1. As tristes imagens que o país acompanhou durante a última noite só encontram paralelo no que se viveu em Alcochete naquela tarde de 15 de maio de 2018.

Curiosamente, os dois episódios têm o mesmo denominador comum. Obviamente, claques.

O que me obriga a fazer a pergunta de sempre: o apoio que dão nas bancadas justifica o preço a pagar?

Tornou-se evidente, e não é de agora, que as claques são demasiado perigosas para fazermos de conta que não, que afinal são fofinhas, e apoiam a equipa, e dão cor ao espetáculo.

Não duvido que tenham no seu seio pessoas pacíficas, que gostam do convívio, mas acima delas, na cúpula, estão geralmente pessoas agressivas. São elas que contam, que decidem, que orientam. Gente violenta, que à custa da claque adquiriu uma dimensão financeira e uma relevância social de quais não aceita abdicar. Até porque depois disso sobra-lhe muito pouco.

Por isso, porque não aceitam perder esses privilégios, luta por eles com a força da única lei que conhece: a lei da ameaça, da intimidação e da agressão.

Ontem foram os sócios do FC Porto que o perceberam. Amanhã podem ser os do Benfica ou os do Sporting. Porque o que se passou no Dragão Arena não é um problema só deles: é um problema de todos nós.

É mesmo isso que queremos para o nosso futebol?

2. A direção do FC Porto demorou doze horas a reagir aos deploráveis acontecimentos de segunda-feira à noite. Doze horas para escrever um texto em que afirma que os desacatos «são condenáveis e mancham a história centenária» e que vai recorrer «aos meios que tem ao seu alcance para identificar os responsáveis».

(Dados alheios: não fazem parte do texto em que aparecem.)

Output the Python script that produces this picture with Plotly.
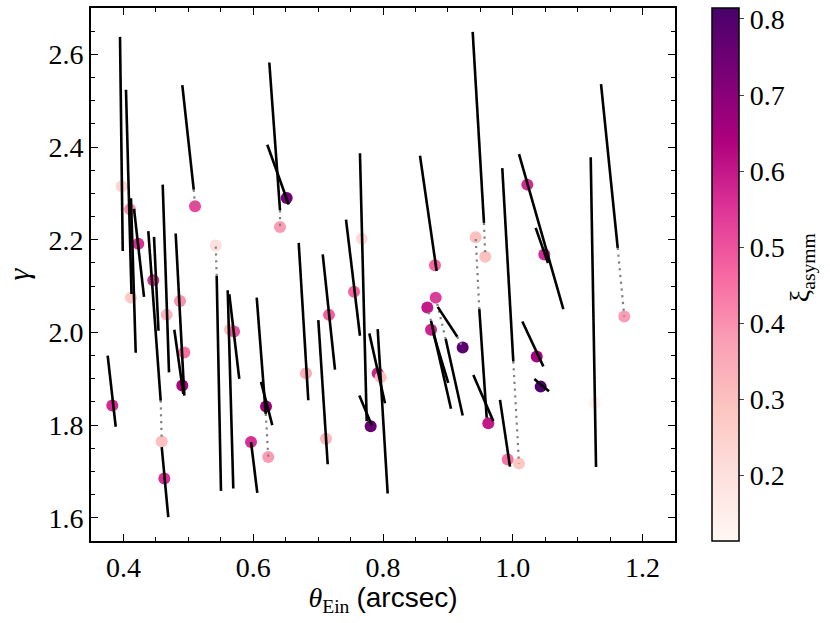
import numpy as np
import plotly.graph_objects as go

# lens points: Einstein radius, slope gamma, asymmetry colour
theta_ein = [0.3973, 0.4101, 0.4229, 0.4116, 0.4460, 0.4590, 0.4667, 0.4872, 0.4938,
             0.4907, 0.3828, 0.4630, 0.5103, 0.5422, 0.5642, 0.5704, 0.5966, 0.6197,
             0.6232, 0.6413, 0.6516, 0.6813, 0.7168, 0.7121, 0.7553, 0.7672, 0.7810,
             0.7918, 0.7964, 0.8801, 0.8812, 0.8683, 0.8740, 0.9228, 0.9428, 0.9576,
             0.9623, 0.9922, 1.0096, 1.0224, 1.0486, 1.0369, 1.0430, 1.1262, 1.1718]
gamma = [2.3152, 2.2658, 2.1912, 2.0751, 2.1125, 1.7649, 2.0379, 2.0680, 1.9569,
         1.8853, 1.8423, 1.6847, 2.2722, 2.1877, 2.0057, 2.0020, 1.7634, 1.8402,
         1.7312, 2.2277, 2.2901, 1.9117, 2.0379, 1.7707, 2.0880, 2.2019, 1.7978,
         1.9117, 1.9031, 2.1448, 2.0751, 2.0536, 2.0057, 1.9676, 2.2056, 2.1632,
         1.8043, 1.7256, 1.7170, 2.3189, 2.1684, 1.9483, 1.8831, 1.8473, 2.0343]
xi_asymm = [0.24, 0.40, 0.56, 0.28, 0.56, 0.30, 0.33, 0.40, 0.45,
            0.64, 0.57, 0.56, 0.52, 0.20, 0.30, 0.50, 0.56, 0.66,
            0.38, 0.38, 0.74, 0.35, 0.48, 0.32, 0.47, 0.22, 0.76,
            0.58, 0.30, 0.47, 0.54, 0.60, 0.58, 0.78, 0.30, 0.30,
            0.60, 0.45, 0.28, 0.57, 0.57, 0.65, 0.80, 0.13, 0.38]

# black segments (start / end)
seg_x0 = [0.3947, 0.4039, 0.4116, 0.4163, 0.4383, 0.4471, 0.4605, 0.4805, 0.4784,
          0.3757, 0.4590, 0.4907, 0.5437, 0.5607, 0.5631, 0.5966, 0.6054, 0.6120,
          0.6248, 0.6217, 0.6701, 0.7071, 0.7003, 0.7430, 0.7645, 0.7635, 0.7789,
          0.7918, 0.8570, 0.8966, 0.8740, 0.8775, 0.8843, 0.9484, 0.9382, 0.9392,
          0.9803, 0.9838, 1.0096, 1.0353, 1.0147, 1.0332, 1.1201, 1.1360]
seg_y0 = [2.6377, 2.5237, 2.2894, 2.2664, 2.2185, 2.2062, 2.3189, 2.2135, 2.0057,
          1.9498, 1.7527, 2.5338, 2.1218, 2.0910, 2.0824, 1.7634, 2.0751, 1.8932,
          2.5824, 2.4049, 2.1933, 2.1684, 2.0265, 2.2436, 2.3868, 1.8638, 1.9980,
          2.0072, 2.3812, 1.9857, 2.0250, 1.9980, 2.0551, 2.0502, 2.6484, 1.9083,
          1.8546, 2.3546, 2.3847, 2.2256, 2.0236, 1.8997, 2.3782, 2.5360]
seg_x1 = [0.3989, 0.4124, 0.4189, 0.4317, 0.4574, 0.4540, 0.4702, 0.4938, 0.4923,
          0.3881, 0.4691, 0.5083, 0.5503, 0.5693, 0.5785, 0.6063, 0.6193, 0.6294,
          0.6413, 0.6547, 0.6849, 0.7260, 0.7148, 0.7645, 0.7749, 0.7826, 0.8031,
          0.8072, 0.8827, 0.9228, 0.9048, 0.9006, 0.9145, 0.9598, 0.9556, 0.9700,
          0.9957, 1.0008, 1.0779, 1.0543, 1.0471, 1.0558, 1.1283, 1.1617]
seg_y1 = [2.1755, 2.0830, 1.9562, 2.0766, 1.8530, 2.0035, 1.9139, 1.8638, 1.8675,
          1.7965, 1.6017, 2.3081, 1.6581, 1.6632, 1.8997, 1.6538, 1.8245, 1.8000,
          2.2636, 2.2759, 1.8537, 1.9197, 1.7155, 1.9928, 1.8086, 1.8000, 1.8473,
          1.6525, 2.1325, 1.8208, 1.8352, 1.8911, 1.9907, 1.8159, 2.2363, 1.8086,
          1.7105, 1.9375, 2.0502, 2.1497, 1.9268, 1.8730, 1.7097, 2.1826]

# points that sit off their segment: point index -> segment index (dotted link)
link_point = [5, 12, 13, 18, 19, 30, 31, 33, 34, 35, 38, 44]
link_seg = [4, 11, 12, 16, 18, 29, 30, 32, 33, 34, 37, 43]

serif = "Liberation Serif"

fig = go.Figure()

fig.add_trace(go.Scatter(
    x=theta_ein, y=gamma, mode="markers",
    marker=dict(size=12, color=xi_asymm, colorscale="RdPu", cmin=0.1135, cmax=0.8144,
                line=dict(width=0),
                colorbar=dict(x=1.0634, xanchor="left", xpad=0, y=0.5, yanchor="middle",
                              ypad=0, len=1, thickness=27, outlinewidth=1.5,
                              outlinecolor="black", ticks="outside", ticklen=5,
                              tickwidth=1.3, tickvals=[0.2, 0.3, 0.4, 0.5, 0.6, 0.7, 0.8],
                              tickformat=".1f", tickfont=dict(family=serif, size=28))),
    showlegend=False, hoverinfo="skip"))

# dotted links from the point to the nearest end of its segment
lx, ly = [], []
for p, s in zip(link_point, link_seg):
    px, py = theta_ein[p], gamma[p]
    d0 = np.hypot(px - seg_x0[s], (py - seg_y0[s]) * 0.72)
    d1 = np.hypot(px - seg_x1[s], (py - seg_y1[s]) * 0.72)
    ex, ey = (seg_x0[s], seg_y0[s]) if d0 < d1 else (seg_x1[s], seg_y1[s])
    lx += [ex, px, None]
    ly += [ey, py, None]
fig.add_trace(go.Scatter(x=lx, y=ly, mode="lines",
                         line=dict(color="rgb(128,128,128)", width=2.2, dash="2.2px,4.6px"),
                         showlegend=False, hoverinfo="skip"))

sx, sy = [], []
for a, b, c, d in zip(seg_x0, seg_y0, seg_x1, seg_y1):
    sx += [a, c, None]
    sy += [b, d, None]
fig.add_trace(go.Scatter(x=sx, y=sy, mode="lines", line=dict(color="black", width=2.6),
                         showlegend=False, hoverinfo="skip"))

axis_common = dict(showline=True, linecolor="black", linewidth=1.8, mirror="ticks",
                   ticks="inside", ticklen=7, tickwidth=1.3, tickcolor="black",
                   showgrid=False, zeroline=False, tickformat=".1f",
                   tickfont=dict(family=serif, size=28, color="black"),
                   minor=dict(ticks="inside", ticklen=4, tickwidth=1.1, dtick=0.05,
                              tickcolor="black", showgrid=False))

fig.update_layout(
    width=830, height=623, autosize=False,
    margin=dict(l=91, r=155, t=6, b=82),
    paper_bgcolor="white", plot_bgcolor="white",
    font=dict(family=serif, color="black"),
    xaxis=dict(range=[0.35, 1.25], tick0=0.4, dtick=0.2,
               title=dict(text="<i>θ</i><sub>Ein</sub> <span style='font-family:Liberation Sans'>(arcsec)</span>",
                          font=dict(family=serif, size=28), standoff=4),
               **axis_common),
    yaxis=dict(range=[1.55, 2.7], tick0=1.6, dtick=0.2,
               title=dict(text="<i>γ</i>", font=dict(family=serif, size=30), standoff=10),
               **axis_common),
    annotations=[dict(text="ξ<sub>asymm</sub>", textangle=-90, xref="paper", yref="paper",
                      x=1.216, y=0.512, xanchor="center", yanchor="middle", showarrow=False,
                      font=dict(family=serif, size=28, color="black"))],
)

# drop the page's default body margin so the figure sits at the top-left corner
fig.write_html("out.html", config={"displayModeBar": False},
               post_script="document.body.style.margin='0';")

No fundo é um comunicado cheio de lugares-comuns, para colocar água na fervura e acalmar os adeptos, que ficaram naturalmente revoltados com o que se passou.

Se os órgãos sociais estivessem mesmo envergonhados e quisessem acabar com a terrorismo que se viveu, teriam chamado a polícia, por exemplo. Teriam reforçado a segurança. Teriam interrompido de imediato a Assembleia-Geral, até ao dia em que conseguissem reunir as condições mínimas de segurança. Mas não, não foi isso que fizeram.

De braços cruzados, deixaram tudo acontecer e doze horas depois emitiram um comunicado.

O que me conduz a uma de duas conclusões: ou estão reféns do monstro que criaram ou foram coniventes com ele. Qualquer das hipóteses é muito má.

3. Há coisa de duas décadas, quando estava em início de carreira, fui fazer a cobertura de um jogo de andebol entre o FC Porto e o Sporting no pavilhão da Póvoa de Varzim. Salvo erro, eram umas meias-finais do campeonato. O Sporting festejou, no final da partida houve distúrbios e a polícia carregou sobre os adeptos do FC Porto.

O que, sim, recordo bem, foi de ver Pinto da Costa completamente transtornado, com os olhos cobertos de lágrimas, a puxar-nos pelo braço, a mim e ao outro jornalista presente no jogo, para ir ver como tinham ficado alguns adeptos vítimas da carga policial.

«Vejam, vejam, isto é intolerável», gritava.

Nesse dia fiquei verdadeiramente impressionado com a defesa, genuína e apaixonada, que Pinto da Costa fez dos seus adeptos.

Ao ver as imagens de ontem, não pude deixar de me questionar sobre o que aconteceu a esse Pinto da Costa de há vinte anos.